Puede suceder que los hijos quisieran que los padres fueran de distinta manera, que tuvieran (así, en potencial) éxito en la vida y se viesen adornados de virtudes. La proyección del presente sobre un pasado ya concluido (los padres son siempre, para los hijos, pasado o candidatura al pasado), es lo más importante que significa la vandálica destrucción de estatuas y monumentos dedicados a personajes o hechos históricos.

Normalmente, el padre es modelo de conducta del hijo, como también los maestros actúan de modelo para sus discípulos. Pero vivimos una época en la que un profesor universitario puede presumir de no haber tenido maestros. Insensatez. Las generaciones no pueden retornar al Génesis, ni el individuo a aprender todo de nuevo: reformular el teorema de Pitágoras, preguntarse por qué una manzana cae del árbol, llegar a la conclusión de que la energía es igual a la masa multiplicada por la velocidad de la luz al cuadrado. Tampoco podemos ir a buscar quién nos enseñe la vida, sin quemarnos con el fuego ni tropezar en la piedra.

Los padres, la generación anterior, viven y han vivido en condiciones precisas, herederas de otras que, a su vez… Es imposible anular la historia, sólo asumirla. ¿Cómo juzgar a los antepasados sin considerar sus razones, modos, valores y posibilidades de vida? No podemos acusar a los navegantes medievales de hacer navegación de cabotaje: no pudieron evitarla hasta que no se inventaron navíos más capaces, como las carabelas. Escapaban de la visión de la costa cuando se equivocaban o se veían arrastrados por la tormenta. La historia y la literatura están repletas de marinos perdidos, como Tristão Vaz Teixeira y sus compañeros, que alcanzaron Madeira, Diogo Silves, quien topó con las Azores o Ulises que llegó, al fin, hasta sí mismo.

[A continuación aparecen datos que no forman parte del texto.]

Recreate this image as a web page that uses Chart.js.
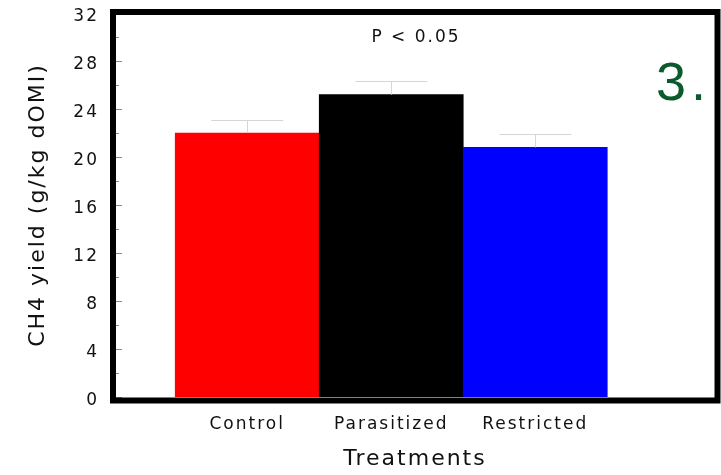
<!DOCTYPE html>
<html>
<head>
<meta charset="utf-8">
<script src="https://cdn.jsdelivr.net/npm/chart.js@4/dist/chart.umd.min.js"></script>
<style>
  html, body { margin: 0; padding: 0; background: #fff; }
  #wrap { width: 721px; height: 475px; }
</style>
</head>
<body>
<div id="wrap"><canvas id="ch4Chart"></canvas></div>
<script>
// CH4 yield by treatment

var categories = ['Control', 'Parasitized', 'Restricted'];
var yieldMeans = [22.0, 25.2, 20.8];
var yieldErrors = [1.05, 1.1, 1.1];
var barColors = ['#ff0000', '#000000', '#0000ff'];
var yTicks = [0, 4, 8, 12, 16, 20, 24, 28, 32];

var points = categories.map(function (c, i) {
    return { x: i + 1, y: yieldMeans[i] };
});

var FONT = "'DejaVu Sans', Verdana, sans-serif";

// error bars, inner tick marks, frame and extra labels
var decorPlugin = {
    id: 'decor',
    beforeDraw: function (chart) {
        chart.ctx.letterSpacing = '2px';
    },
    afterDatasetsDraw: function (chart) {
        var ctx = chart.ctx;
        var y = chart.scales.y;
        var meta = chart.getDatasetMeta(0);
        var area = chart.chartArea;

        ctx.save();
        ctx.strokeStyle = '#d6d6d6';
        ctx.lineWidth = 1;
        meta.data.forEach(function (bar, i) {
            var top = Math.round(y.getPixelForValue(yieldMeans[i] + yieldErrors[i])) + 0.5;
            var half = bar.width / 4;
            var x = Math.round(bar.x) + 0.5;
            ctx.beginPath();
            ctx.moveTo(x, bar.y);
            ctx.lineTo(x, top);
            ctx.moveTo(bar.x - half, top);
            ctx.lineTo(bar.x + half, top);
            ctx.stroke();
        });

        // small tick marks on the inside of the y axis
        ctx.strokeStyle = '#8a8a8a';
        for (var v = 0; v <= 32; v += 2) {
            var py = Math.round(y.getPixelForValue(v)) + 0.5;
            var len = (v % 4 === 0) ? 7 : 4;
            ctx.beginPath();
            ctx.moveTo(area.left + 2, py);
            ctx.lineTo(area.left + 2 + len, py);
            ctx.stroke();
        }

        // thick frame
        ctx.strokeStyle = '#000';
        ctx.lineWidth = 6;
        ctx.lineJoin = 'miter';
        ctx.strokeRect(area.left, area.top - 1, area.right - area.left + 0.5, area.bottom - area.top + 4.5);

        // significance note
        ctx.fillStyle = '#111';
        ctx.font = '17px ' + FONT;
        ctx.textAlign = 'center';
        ctx.textBaseline = 'alphabetic';
        ctx.letterSpacing = '2px';
        ctx.fillText('P < 0.05', (area.left + area.right) / 2 + 1, 42);

        // panel number
        ctx.fillStyle = '#0b5a2e';
        ctx.font = "54px 'Liberation Sans', Arial, sans-serif";
        ctx.textAlign = 'left';
        ctx.letterSpacing = '5px';
        ctx.fillText('3.', 656, 100);
        ctx.restore();
    }
};

var ctx = document.getElementById('ch4Chart').getContext('2d');
var myChart = new Chart(ctx, {
    type: 'bar',
    data: {
        datasets: [{
            label: 'CH4 yield',
            data: points,
            backgroundColor: barColors,
            borderWidth: 0,
            barPercentage: 1,
            categoryPercentage: 1
        }]
    },
    options: {
        responsive: true,
        maintainAspectRatio: false,
        animation: false,
        layout: {
            padding: { top: 13, right: 4, left: 0, bottom: 0 }
        },
        plugins: {
            legend: { display: false },
            tooltip: { enabled: false }
        },
        scales: {
            x: {
                type: 'linear',
                offset: false,
                min: 0.068,
                max: 4.262,
                grid: { display: false, drawTicks: false },
                border: { display: false },
                afterFit: function (scale) {
                    scale.height = 78;
                    scale.paddingLeft = 0;
                    scale.paddingRight = 0;
                },
                afterBuildTicks: function (scale) {
                    scale.ticks = categories.map(function (c, i) { return { value: i + 1 }; });
                },
                ticks: {
                    padding: 17,
                    color: '#111',
                    font: { family: FONT, size: 17 },
                    callback: function (value) { return categories[value - 1] || ''; }
                },
                title: {
                    display: true,
                    text: 'Treatments',
                    color: '#111',
                    font: { family: FONT, size: 22 },
                    padding: { bottom: 3, top: 0 }
                }
            },
            y: {
                min: 0,
                max: 32,
                grid: { display: false, drawTicks: false },
                border: { display: false },
                afterFit: function (scale) {
                    scale.width = 113;
                    scale.paddingTop = 0;
                    scale.paddingBottom = 0;
                },
                afterBuildTicks: function (scale) {
                    scale.ticks = yTicks.map(function (t) { return { value: t }; });
                },
                ticks: {
                    padding: 14,
                    color: '#111',
                    // empty first line nudges the number a few px below its tick
                    font: { family: FONT, size: 17, lineHeight: 0.47 },
                    callback: function (value) { return ['', String(value)]; }
                },
                title: {
                    display: true,
                    text: 'CH4 yield (g/kg dOMI)',
                    color: '#111',
                    font: { family: FONT, size: 22 },
                    padding: { top: 25, bottom: 0 }
                }
            }
        }
    },
    plugins: [decorPlugin]
});
</script>
</body>
</html>
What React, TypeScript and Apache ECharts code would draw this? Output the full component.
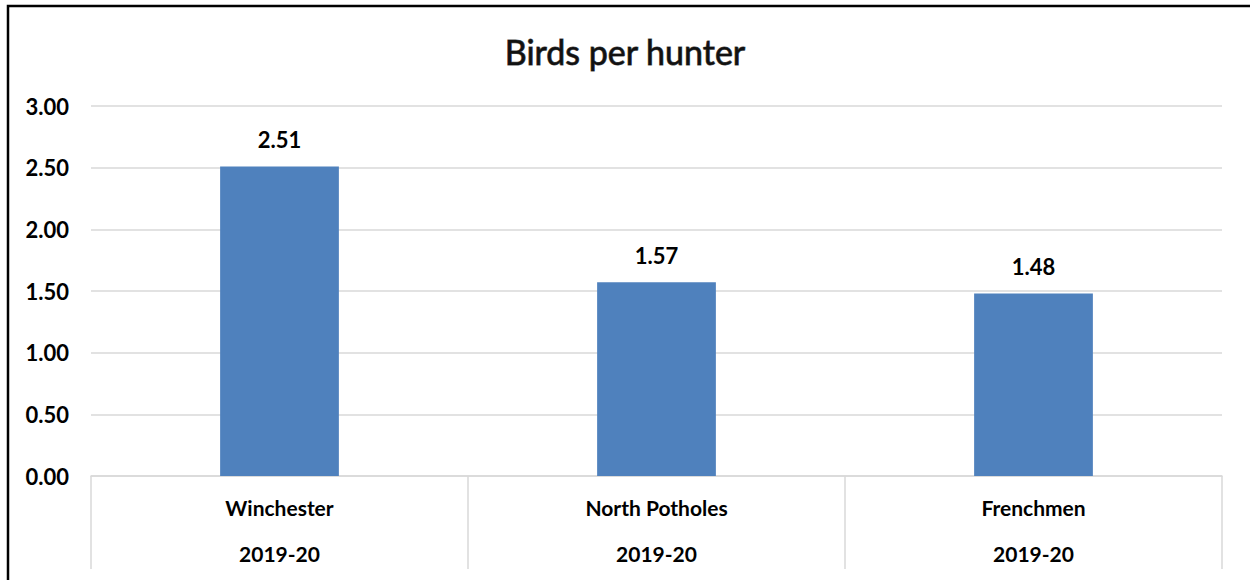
import React, { useEffect, useRef } from "react";
import * as echarts from "echarts";

// Hunting areas, season and average birds taken per hunter
const areas = ["Winchester", "North Potholes", "Frenchmen"];
const seasons = ["2019-20", "2019-20", "2019-20"];
const birdsPerHunter = [2.51, 1.57, 1.48];
const yTicks = { min: 0, max: 3, interval: 0.5 };

const FONT = "Lato, 'Open Sans', sans-serif";
const GRID_GRAY = "#d9d9d9";

export default function App() {
  const ref = useRef<HTMLDivElement>(null);

  useEffect(() => {
    if (!ref.current) return;
    const chart = echarts.init(ref.current, null, { renderer: "svg" });
    chart.setOption({
      animation: false,
      backgroundColor: "#ffffff",
      title: {
        text: "Birds per hunter",
        left: "center",
        top: 29,
        textStyle: {
          fontFamily: FONT,
          fontSize: 34,
          fontWeight: "normal",
          color: "#111",
          textBorderColor: "#555",
          textBorderWidth: 1,
        },
      },
      graphic: [
        {
          type: "rect",
          shape: { x: 8, y: 6, width: 1300, height: 640 },
          style: { fill: "none", stroke: "#000", lineWidth: 2.5 },
          silent: true,
        },
      ],
      grid: { left: 91, right: 28, top: 106, bottom: 104 },
      xAxis: {
        type: "category",
        data: areas.map((a, i) => `${a}|${seasons[i]}`),
        boundaryGap: true,
        axisLine: { show: true, lineStyle: { color: GRID_GRAY, width: 1.5 } },
        axisTick: {
          show: true,
          interval: 0,
          length: 93,
          lineStyle: { color: GRID_GRAY, width: 1.5 },
        },
        axisLabel: {
          interval: 0,
          margin: 8,
          formatter: (v: string) => {
            const [a, s] = v.split("|");
            return `{a|${a}}\n{b|${s}}`;
          },
          rich: {
            a: { fontFamily: FONT, fontWeight: "bold", fontSize: 21, color: "#000", lineHeight: 46 },
            b: { fontFamily: FONT, fontWeight: "bold", fontSize: 21, color: "#000", lineHeight: 46 },
          },
        },
      },
      yAxis: {
        type: "value",
        min: yTicks.min,
        max: yTicks.max,
        interval: yTicks.interval,
        axisLine: { show: false },
        axisTick: { show: false },
        splitLine: { lineStyle: { color: GRID_GRAY, width: 1.5 } },
        axisLabel: {
          margin: 22,
          formatter: (v: number) => v.toFixed(2),
          fontFamily: FONT,
          fontWeight: "bold",
          fontSize: 22,
          color: "#000",
        },
      },
      series: [
        {
          type: "bar",
          data: birdsPerHunter,
          barWidth: "31.5%",
          itemStyle: { color: "#4f81bd" },
          label: {
            show: true,
            position: "top",
            distance: 16,
            formatter: (p: any) => Number(p.value).toFixed(2),
            fontFamily: FONT,
            fontWeight: "bold",
            fontSize: 22,
            color: "#000",
          },
        },
      ],
    });
    return () => chart.dispose();
  }, []);

  return (
    <div
      ref={ref}
      style={{ position: "fixed", left: 0, top: 0, width: 1250, height: 580 }}
    />
  );
}
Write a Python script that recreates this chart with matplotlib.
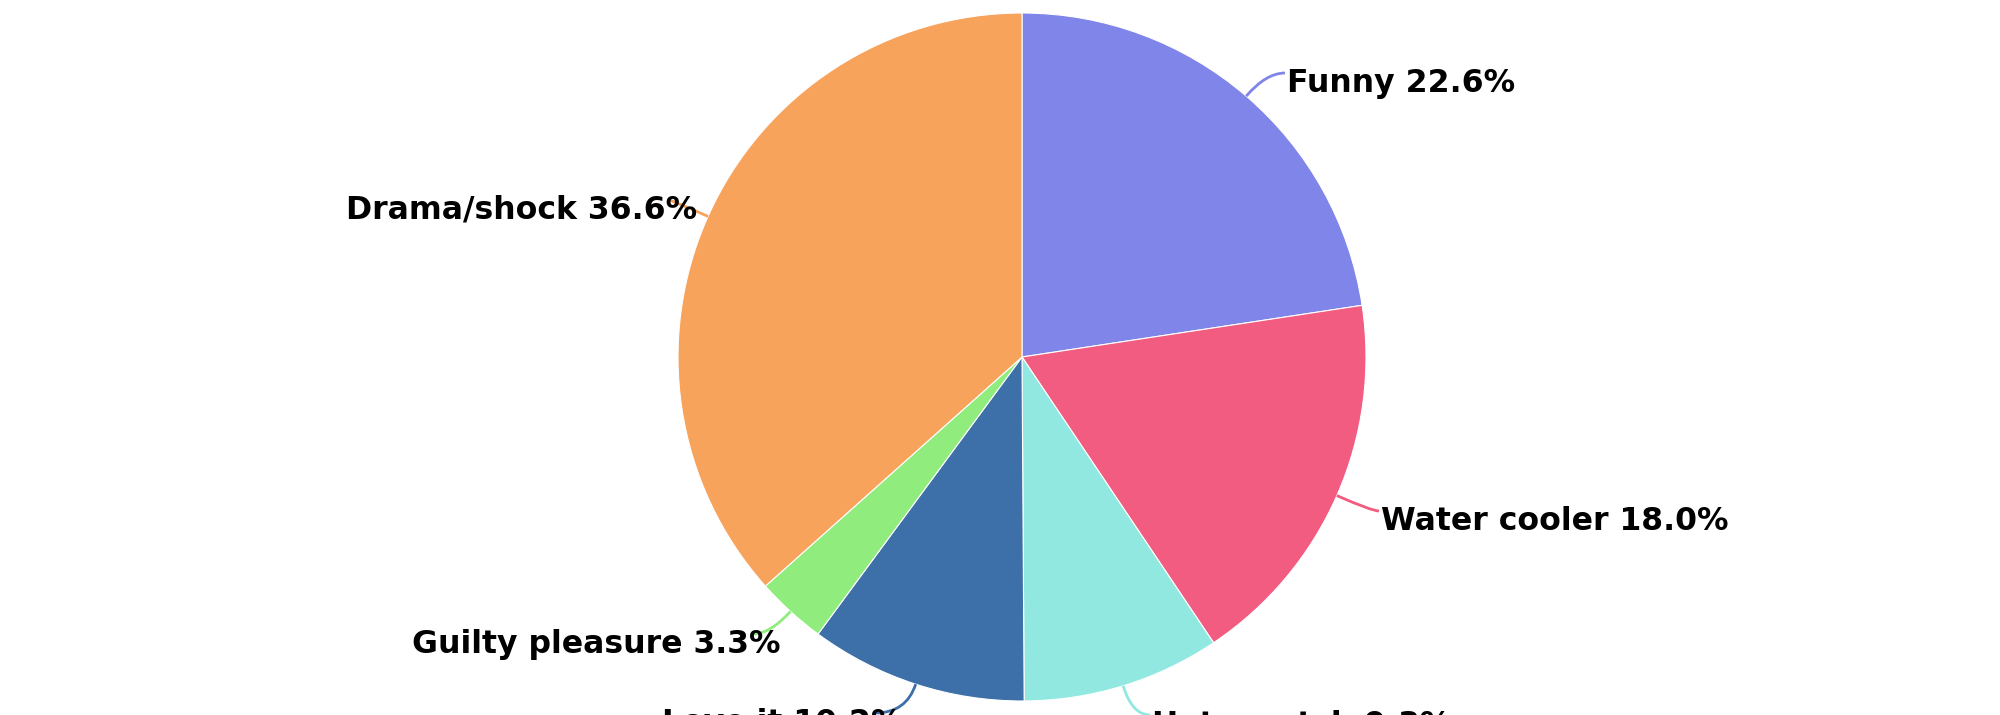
import numpy as np
import matplotlib
matplotlib.use('Agg')
import matplotlib.pyplot as plt
from matplotlib.path import Path
from matplotlib.patches import PathPatch

# data
labels = ['Funny', 'Water cooler', 'Hate watch', 'Love it', 'Guilty pleasure', 'Drama/shock']
values = [22.6, 18.0, 9.3, 10.2, 3.3, 36.6]
colors = ['#8085e9', '#f15c80', '#91e8e1', '#3d6fa8', '#90ed7d', '#f7a35c']

# layout (pixel space, y up)
W, H = 2000, 715
cx, cy, r = 1022, 358, 344
label_x = [1287, 1381, 1152, 903, 781, 697]
label_y = [623, 185, -19, -17, 62, 496]

fig = plt.figure(figsize=(20, 7.15), dpi=100)
ax = fig.add_axes([0, 0, 1, 1])

wedges, _ = ax.pie(values, colors=colors, startangle=90, counterclock=False,
                   center=(cx, cy), radius=r, frame=True,
                   wedgeprops=dict(edgecolor='white', linewidth=0.8))
ax.set_xlim(0, W)
ax.set_ylim(0, H)
ax.set_aspect('equal')
ax.axis('off')

# connectors + labels
total = sum(values)
start = 0.0
for lab, v, c, lx, ly in zip(labels, values, colors, label_x, label_y):
    mid = (start + v / 2) / total * 2 * np.pi
    start += v
    dx, dy = np.sin(mid), np.cos(mid)
    sx, sy = cx + r * dx, cy + r * dy
    right = dx > 0
    ex = lx - 2 if right else lx - 28
    ey = ly + 19
    t = (ey - sy) / dy if abs(dy) > 1e-6 else 0
    kx = sx + t * dx
    path = Path([(sx, sy), (kx, ey), (ex, ey)], [Path.MOVETO, Path.CURVE3, Path.CURVE3])
    ax.add_patch(PathPatch(path, fill=False, edgecolor=c, lw=2, zorder=1))
    ax.text(lx, ly, f'{lab} {v:.1f}%', ha='left' if right else 'right', va='baseline',
            fontsize=22.7, fontweight='bold', color='black', family='DejaVu Sans', zorder=3)

fig.savefig('out.png', dpi=100, facecolor='white')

La historia del príncipe Carlos enfrentado con su padre, el rey Felipe II,  es conocida; dio pie a numerosa correspondencia diplomática, bastantes páginas de historiografía y numerosas obras literarias. De una de las más importantes, Don Carlos, infante de España (1787), hemos hablado ya en Acento. No está de más volver. Dos años antes de la Revolución francesa, cuando la inglesa ya tenía cien años, después de Lutero y de Calvino, cuando John Locke y Voltaire habían escrito su obra y Kant era el filósofo influyente, el tema de la monarquía todopoderosa estaba resuelto. Schiller optó mejor por el drama de familia que popularizaba August von Kotzebue, pero dio relevancia a la relación entre el padre y el hijo. En 1871, este dramaturgo alemán de éxito estrenó una comedia, Die beiden Klingsberg, donde un padre y un hijo eran rivales amorosos, de modo que la originalidad temática de Schiller radicaba en el componente político que enturbia la relación y acaba alejando su drama del género de la comedia de familia.

Carlos comete un gran error. El padre, Felipe II, no puede disponer caprichosamente de bienes y derechos. Está condicionado por responsabilidades históricas y la dureza que manifiesta con su hijo se justifica porque el reino es más importante que un príncipe.

Cristóbal Colón confió en la redondez de la tierra y cambió el mundo. La llegada de los europeos a América trajo tanto muerte como vida  Pero antes o después hubiera sido así. ¿Quién de los que vuelcan las estatuas del Almirante hubiera preferido, en su lugar, no abandonar la vista de las costas europeas? Colón fue un ambicioso y, probablemente, una mala persona, pero confió en el conocimiento humano y se atrevió. Carlos dice hacia el final de la obra: “Por fin he comprendido que hay un bien más elevado, más deseable que tenerte a ti”. Y Felipe II, tras vencer su amor de padre y al entregar al hijo a la justicia que representa el inquisidor, concluye la pieza con esta tremenda frase: “Lo mío lo he hecho yo; lo vuestro hacedlo vos”.

Busquemos nosotros la responsabilidad del presente, no del pasado.